Sitting there at 3 AM and my vice, lust, rears its ugly head. I have a choice: I can try to white knuckle it and distract myself or I can try to do something that cultivates Chastity. Which is traditionally the opposite of lust. Chastity is not merely abstinence until marriage. For single guys or girls this will take more creativity to figure out how to practice chastity rather than just abstain from sex. However, for married guys like me, chastity isn’t abstaining from sex. Its learning to practice love for our spouse. We have a new born, so carving out time for marital relations has been difficult. So what could I do to work on chastity rather than indulge in lust? I could set about doing something for my wife to show her how much I love and desire her. In other words, I could think of ways to woo her again. So at 3AM after reading about the history of chastity and what it really means (traditionally it has been seen as a subsidiary of the fruit of the spirit called self-control or temperance), I started making a list.

I made a list of ways I could practice the habit of loving my wife each day and especially when tempted by lust. It wasn’t just a distraction from my lustful thoughts. It was instead a way to pull myself out of the ego cocoon in which porn addiction thrives and serve someone I love. Soon my mind was in another gear. I experienced the opposite of lust which, I repeat, isn’t abstinence. It is love. I think in that moment, I actually experienced what walking in the spirit means.
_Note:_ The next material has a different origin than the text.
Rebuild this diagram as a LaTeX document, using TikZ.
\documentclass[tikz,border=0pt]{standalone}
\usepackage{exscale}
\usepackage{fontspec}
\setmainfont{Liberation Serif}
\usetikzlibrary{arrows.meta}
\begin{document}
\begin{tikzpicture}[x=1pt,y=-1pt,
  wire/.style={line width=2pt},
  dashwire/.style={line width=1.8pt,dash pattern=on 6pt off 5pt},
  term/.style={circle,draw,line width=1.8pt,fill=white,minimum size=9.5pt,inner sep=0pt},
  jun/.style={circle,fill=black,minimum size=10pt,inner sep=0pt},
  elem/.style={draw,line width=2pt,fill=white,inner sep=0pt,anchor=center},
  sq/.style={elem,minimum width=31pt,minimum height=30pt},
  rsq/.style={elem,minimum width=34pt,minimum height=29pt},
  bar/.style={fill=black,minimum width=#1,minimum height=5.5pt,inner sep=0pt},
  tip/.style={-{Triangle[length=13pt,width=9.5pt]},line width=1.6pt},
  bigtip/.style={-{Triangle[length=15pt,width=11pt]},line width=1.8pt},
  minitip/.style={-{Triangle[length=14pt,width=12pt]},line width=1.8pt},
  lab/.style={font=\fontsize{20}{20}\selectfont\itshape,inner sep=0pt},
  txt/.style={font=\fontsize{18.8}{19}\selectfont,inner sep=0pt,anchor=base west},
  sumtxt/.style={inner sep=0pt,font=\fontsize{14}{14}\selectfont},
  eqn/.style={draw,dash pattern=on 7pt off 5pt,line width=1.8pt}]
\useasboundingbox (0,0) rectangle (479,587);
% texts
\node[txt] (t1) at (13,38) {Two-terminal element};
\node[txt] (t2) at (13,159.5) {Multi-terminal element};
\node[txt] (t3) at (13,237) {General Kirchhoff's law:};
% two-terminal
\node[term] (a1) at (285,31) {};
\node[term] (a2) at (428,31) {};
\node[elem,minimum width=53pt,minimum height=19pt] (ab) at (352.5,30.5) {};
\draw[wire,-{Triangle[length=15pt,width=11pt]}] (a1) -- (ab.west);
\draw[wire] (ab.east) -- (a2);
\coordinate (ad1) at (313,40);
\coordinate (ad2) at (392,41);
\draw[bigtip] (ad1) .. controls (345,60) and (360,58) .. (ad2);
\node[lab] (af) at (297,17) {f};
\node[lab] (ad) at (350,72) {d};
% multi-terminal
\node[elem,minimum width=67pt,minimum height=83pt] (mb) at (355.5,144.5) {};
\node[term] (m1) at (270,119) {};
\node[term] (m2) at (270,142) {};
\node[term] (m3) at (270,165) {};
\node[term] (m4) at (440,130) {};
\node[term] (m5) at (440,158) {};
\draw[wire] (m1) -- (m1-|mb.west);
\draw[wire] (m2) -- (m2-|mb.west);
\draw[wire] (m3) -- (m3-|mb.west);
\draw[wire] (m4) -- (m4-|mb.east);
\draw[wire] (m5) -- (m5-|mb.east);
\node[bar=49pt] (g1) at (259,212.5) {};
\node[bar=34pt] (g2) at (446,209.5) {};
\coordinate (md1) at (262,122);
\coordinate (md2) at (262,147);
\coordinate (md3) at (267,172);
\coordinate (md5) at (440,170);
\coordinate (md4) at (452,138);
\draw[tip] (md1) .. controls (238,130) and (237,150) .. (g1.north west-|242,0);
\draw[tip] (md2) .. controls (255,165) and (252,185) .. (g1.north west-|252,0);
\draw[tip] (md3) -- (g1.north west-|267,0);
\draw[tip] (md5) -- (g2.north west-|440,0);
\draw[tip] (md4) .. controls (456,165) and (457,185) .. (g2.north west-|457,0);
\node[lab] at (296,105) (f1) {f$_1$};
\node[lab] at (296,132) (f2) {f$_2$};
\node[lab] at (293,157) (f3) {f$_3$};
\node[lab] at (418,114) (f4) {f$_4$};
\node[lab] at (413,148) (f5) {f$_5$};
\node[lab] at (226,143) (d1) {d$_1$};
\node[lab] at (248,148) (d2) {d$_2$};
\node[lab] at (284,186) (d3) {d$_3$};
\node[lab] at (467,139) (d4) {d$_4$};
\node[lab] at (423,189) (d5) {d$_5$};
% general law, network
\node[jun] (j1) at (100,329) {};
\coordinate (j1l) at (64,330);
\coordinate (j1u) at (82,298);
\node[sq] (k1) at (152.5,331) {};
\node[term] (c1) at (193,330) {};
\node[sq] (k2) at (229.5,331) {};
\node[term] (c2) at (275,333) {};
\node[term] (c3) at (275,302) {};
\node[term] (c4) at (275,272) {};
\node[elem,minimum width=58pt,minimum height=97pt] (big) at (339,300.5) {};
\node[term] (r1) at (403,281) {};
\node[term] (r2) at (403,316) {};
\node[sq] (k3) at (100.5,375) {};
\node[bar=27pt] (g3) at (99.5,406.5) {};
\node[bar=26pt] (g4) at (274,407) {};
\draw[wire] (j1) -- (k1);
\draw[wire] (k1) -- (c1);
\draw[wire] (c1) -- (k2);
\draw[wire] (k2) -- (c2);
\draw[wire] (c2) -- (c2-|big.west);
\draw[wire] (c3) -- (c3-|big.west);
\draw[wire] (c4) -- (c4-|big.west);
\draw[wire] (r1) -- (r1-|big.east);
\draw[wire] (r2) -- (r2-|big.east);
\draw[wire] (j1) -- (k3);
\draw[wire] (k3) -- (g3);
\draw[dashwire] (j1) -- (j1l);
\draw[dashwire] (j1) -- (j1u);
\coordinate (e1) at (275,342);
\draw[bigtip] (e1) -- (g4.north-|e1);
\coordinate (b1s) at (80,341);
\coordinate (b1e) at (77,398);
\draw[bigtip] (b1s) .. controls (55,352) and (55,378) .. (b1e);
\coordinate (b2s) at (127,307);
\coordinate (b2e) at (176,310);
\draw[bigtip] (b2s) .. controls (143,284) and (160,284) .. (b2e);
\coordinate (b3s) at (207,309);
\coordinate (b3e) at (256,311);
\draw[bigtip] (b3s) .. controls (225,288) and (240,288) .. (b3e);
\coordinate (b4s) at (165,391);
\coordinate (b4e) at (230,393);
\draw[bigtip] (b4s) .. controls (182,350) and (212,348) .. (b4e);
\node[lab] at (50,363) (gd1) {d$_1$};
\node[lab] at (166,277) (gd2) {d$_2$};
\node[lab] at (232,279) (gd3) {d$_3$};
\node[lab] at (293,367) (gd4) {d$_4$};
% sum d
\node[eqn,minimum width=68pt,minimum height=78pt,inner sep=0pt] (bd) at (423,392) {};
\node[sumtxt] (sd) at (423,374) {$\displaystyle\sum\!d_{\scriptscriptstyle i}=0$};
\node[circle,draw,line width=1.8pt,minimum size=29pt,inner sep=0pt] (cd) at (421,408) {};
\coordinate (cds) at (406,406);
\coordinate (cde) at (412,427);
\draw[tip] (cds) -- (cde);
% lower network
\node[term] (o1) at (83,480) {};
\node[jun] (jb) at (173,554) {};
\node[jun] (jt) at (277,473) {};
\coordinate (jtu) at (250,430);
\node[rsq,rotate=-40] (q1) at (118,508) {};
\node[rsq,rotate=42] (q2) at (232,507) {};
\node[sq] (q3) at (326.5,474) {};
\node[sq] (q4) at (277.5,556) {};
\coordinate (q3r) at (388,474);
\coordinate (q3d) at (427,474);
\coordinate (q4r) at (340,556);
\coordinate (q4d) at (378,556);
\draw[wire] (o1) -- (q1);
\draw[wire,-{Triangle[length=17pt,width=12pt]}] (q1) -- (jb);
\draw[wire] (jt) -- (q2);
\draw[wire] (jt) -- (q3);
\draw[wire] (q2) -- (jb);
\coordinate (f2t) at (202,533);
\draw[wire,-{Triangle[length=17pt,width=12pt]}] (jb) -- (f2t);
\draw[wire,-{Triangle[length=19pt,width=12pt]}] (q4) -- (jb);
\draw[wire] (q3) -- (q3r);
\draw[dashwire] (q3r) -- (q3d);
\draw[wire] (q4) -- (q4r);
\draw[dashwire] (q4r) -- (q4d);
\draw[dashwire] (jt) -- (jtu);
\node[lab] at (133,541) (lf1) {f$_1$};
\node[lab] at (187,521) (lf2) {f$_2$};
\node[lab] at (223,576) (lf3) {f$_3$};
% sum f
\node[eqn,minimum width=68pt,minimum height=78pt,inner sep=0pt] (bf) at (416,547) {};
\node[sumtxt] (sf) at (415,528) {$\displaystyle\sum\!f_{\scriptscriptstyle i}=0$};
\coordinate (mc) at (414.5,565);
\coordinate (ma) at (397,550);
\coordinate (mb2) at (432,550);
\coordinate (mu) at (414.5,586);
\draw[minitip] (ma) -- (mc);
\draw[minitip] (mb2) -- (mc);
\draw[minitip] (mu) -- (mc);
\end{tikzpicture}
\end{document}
So here’s a radical idea, what if evangelicals revived the idea of practicing virtues rather than simply abstaining from vices? What if our idea of practicing Christianity wasn’t just about quiet time and prayer? What if our first response to the sins we struggle with was to actively, carefully, and deliberately cultivate the opposing virtues? Struggle with pride? Set up a trip to a soup kitchen to serve others once a week. Struggle with lust? Figure out a way to do something completely selfless for someone you truly love every single day? Struggle with gluttony? Offer to feed people at the nursing home who can’t pick up a fork twice a week. You get the idea.

Or, you know, we can keep trying to white knuckle it.